Pine River Fish Passage Project Awarded $1.2 Million Grant To Complete Construction
The Minnesota DNR, Big Pine Lakes Association, U.S. Army Corps of Engineers, Crow Wing County elected officials, and more all came together to celebrate the groundbreaking ceremony of the Pine River Fish Passage project. This project will benefit both wildlife and surrounding communities.
“The original rock dam was built 50 years ago basically to create Big Pine Lake. Before the dam was in place, the lake was more of a swamp or a wetland, so the rock dam was permitted in 1970, created what is Big Pine Lake today, and has been an maintenance issue for the last 20-30 years,” said Rob Hall, Crow Wing Highway Department.
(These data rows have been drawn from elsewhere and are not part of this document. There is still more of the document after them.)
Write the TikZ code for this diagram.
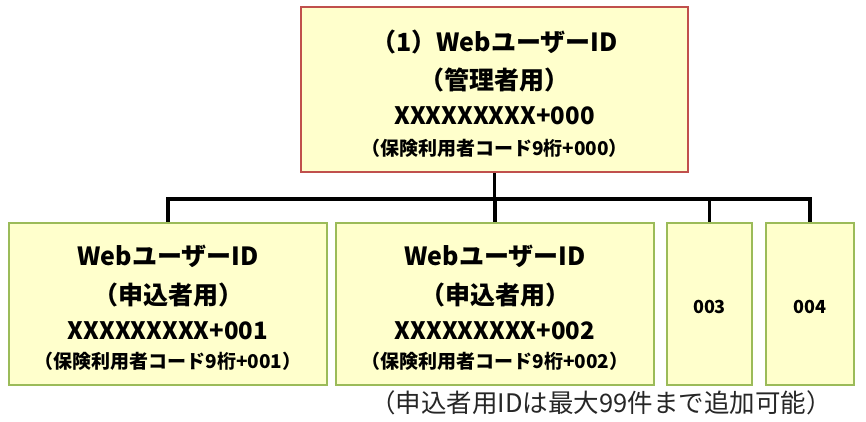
\documentclass[tikz,border=0pt]{standalone}
\usepackage{fontspec}
\setmainfont{Noto Sans CJK JP}
\definecolor{boxfill}{RGB}{255,255,204}
\definecolor{redline}{RGB}{192,80,77}
\definecolor{greenline}{RGB}{155,187,89}
\begin{document}
\begin{tikzpicture}[x=1pt,y=-1pt,
  topbox/.style={draw=redline,fill=boxfill,line width=2.5pt,minimum width=387pt,minimum height=165pt,inner sep=0pt},
  subbox/.style={draw=greenline,fill=boxfill,line width=2.5pt,minimum height=162pt,inner sep=0pt},
  big/.style={font=\fontsize{25}{28}\selectfont\bfseries,inner sep=0pt},
  mid/.style={font=\fontsize{24}{27}\selectfont\bfseries,inner sep=0pt},
  small/.style={font=\fontsize{19}{21}\selectfont\bfseries,inner sep=0pt},
  tiny/.style={font=\fontsize{18}{20}\selectfont\bfseries,inner sep=0pt},
  link/.style={line width=3.5pt,line join=miter}]
\useasboundingbox (0,0) rectangle (866,421);
\node[topbox] (top) at (494.5,89.5) {};
\node[subbox,minimum width=318pt] (b1) at (168,304) {};
\node[subbox,minimum width=318pt] (b2) at (495,304) {};
\node[subbox,minimum width=85pt] (b3) at (709.5,304) {};
\node[subbox,minimum width=88pt] (b4) at (810,304) {};
% top texts
\node[big] (t1) at (494.5,42) {（1）WebユーザーID};
\node[big] (t2) at (494.5,80) {（管理者用）};
\node[mid] (t3) at (494.5,116) {XXXXXXXXX+000};
\node[small] (t4) at (494.5,148) {（保険利用者コード9桁+000）};
% box 1
\node[big] (a1) at (168,256) {WebユーザーID};
\node[big] (a2) at (168,295) {（申込者用）};
\node[mid] (a3) at (168,331) {XXXXXXXXX+001};
\node[small] (a4) at (168,361) {（保険利用者コード9桁+001）};
% box 2
\node[big] (c1) at (495,256) {WebユーザーID};
\node[big] (c2) at (495,295) {（申込者用）};
\node[mid] (c3) at (495,331) {XXXXXXXXX+002};
\node[small] (c4) at (495,361) {（保険利用者コード9桁+002）};
% boxes 3,4
\node[tiny] (d3) at (709.5,307) {003};
\node[tiny] (d4) at (810,307) {004};
% note
\node[font=\fontsize{25.5}{28}\selectfont,inner sep=0pt,text=black!85] (note) at (601,403) {（申込者用IDは最大99件まで追加可能）};
% connectors
\coordinate (bus) at (494.5,199);
\draw[link] (top.south) -- (bus);
\draw[link] (b1.north) -- (b1.north |- bus) -- (b4.north |- bus) -- (b4.north);
\draw[link] (b2.north) -- (b2.north |- bus);
\draw[link] (b3.north) -- (b3.north |- bus);
\end{tikzpicture}
\end{document}
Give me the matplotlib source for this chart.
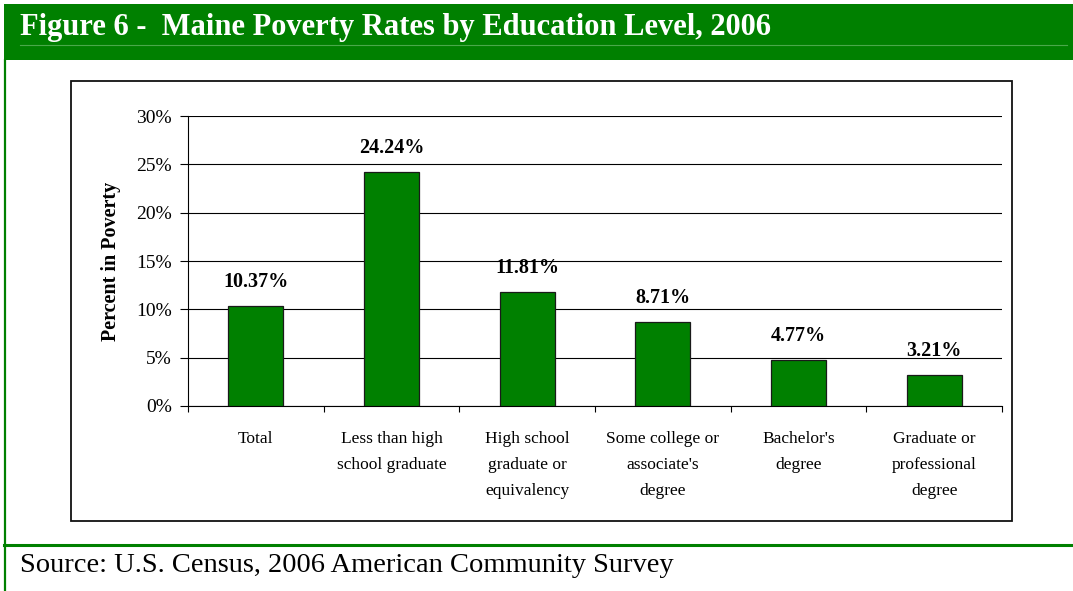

This new project is considered to be a long-term fix and will reduce maintenance, lower county and lake association expenses, and create a lower-lake level for the residents.
“We created a design that will allow for the functions and water flow through the river since it’s being controlled by the Army dam. So from there, we came up with a engineer construction plan that consist of five different arch rapids separated by deeper pools that will allow for fish passage,” Brad Kennedy, a Soil and Water Conservation District Engineer Technician.
“We did have some difficulties that were beyond our control; there was a breech in the dam that had to have emergency repairs made to it, so the project had to be phased and broken into two projects. So, we completed phase 1 in June of 2016,” said Beth Hippert, Crow Wing Soil & Water Conservation District Project Facilitator.
The main purpose of the project is to rebuild ecological health of fish and other aquatic life reliant on the pine, feeder streams, wetlands, and lakes. The riffles are engineered to restore natural flows, spawning habitat, and in-stream cycling.
A $1.2 million grant that was awarded by the Outdoor Heritage Council will now fund the Pine River Fish Passage in Crow Wing County. The Minnesota Pollution Control Agency will also track the success of the project on a 10-year cycle.